Though Tetlock hasn’t applied his methodology to Obama, the 44th president would seem to be the very model of the complex thinker. Among the complex thinker’s advantages, says Tetlock, is the ability to see quickly the trade-offs among policy options, to update his beliefs after finding evidence that disproves his preconceptions, and to predict probable outcomes with accuracy. Among the disadvantages: The complex thinker can suffer from “analysis paralysis” and confusion; he can be perceived as unprincipled or disloyal to the values that elevated him to power; and he can be seen as too willing to make trade-offs.

One type of thinker isn’t necessarily better or smarter than the other; it depends on the circumstances.

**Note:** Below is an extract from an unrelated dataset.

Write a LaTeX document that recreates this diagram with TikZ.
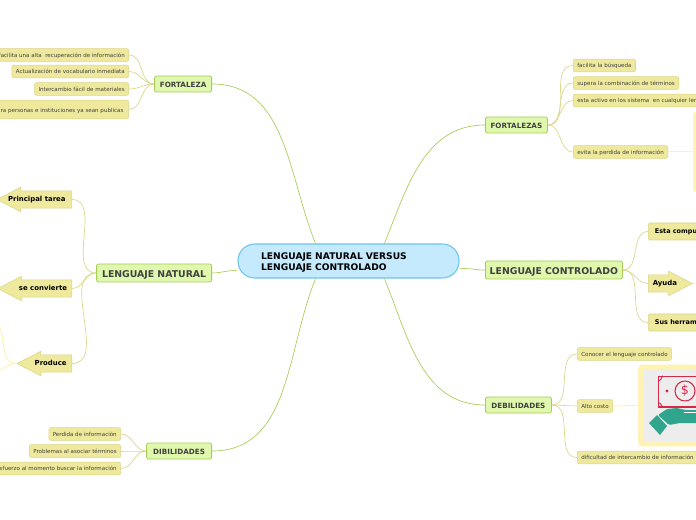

A simple thinker such as Winston Churchill, for example, was a better answer to Adolf Hitler than the complex Neville Chamberlain. “Leaders need to be simple enough for people to relate to,” said Tetlock, “but complex enough to explain to people that they can’t have everything.” Obama was simple enough during his campaign, but, as president, became submerged in subtlety.

As Obama’s capacity for complex thought can become a liability, so, too, can his cool rationality. Politics often rewards the emotional over the rational. If your opponent thinks you really might do something crazy – like, say, shut down the federal government over a small budget dispute – then you have more power to bluff. But because Obama is unfailingly rational, opponents aren’t afraid of him doing something crazy.

“If the logic of a threat doesn’t make sense, it can still work if (your opponents) think you will be in the grips of an emotional reaction that’s not under your control,” says Robert Frank, an economist at Cornell University who specializes in behavior and emotion. “With Obama, it doesn’t seem there would be any emotional reaction that is not under his control.”

In an ideal world, complex and rational thought would be virtues. But in politics, these attributes can make Obama seem ambiguous, without toughness or principles. “It isn’t because he lacks a moral compass – it’s because he understands there are a lot of moral forces at play,” U-Va.’s Haidt says. “This is why people get frustrated with him. The more of a partisan you are, the more simple-minded you are.”

What’s a complex guy to do? Simple. “It is important,” Haidt says, “for the president not to be rational and fully honest.”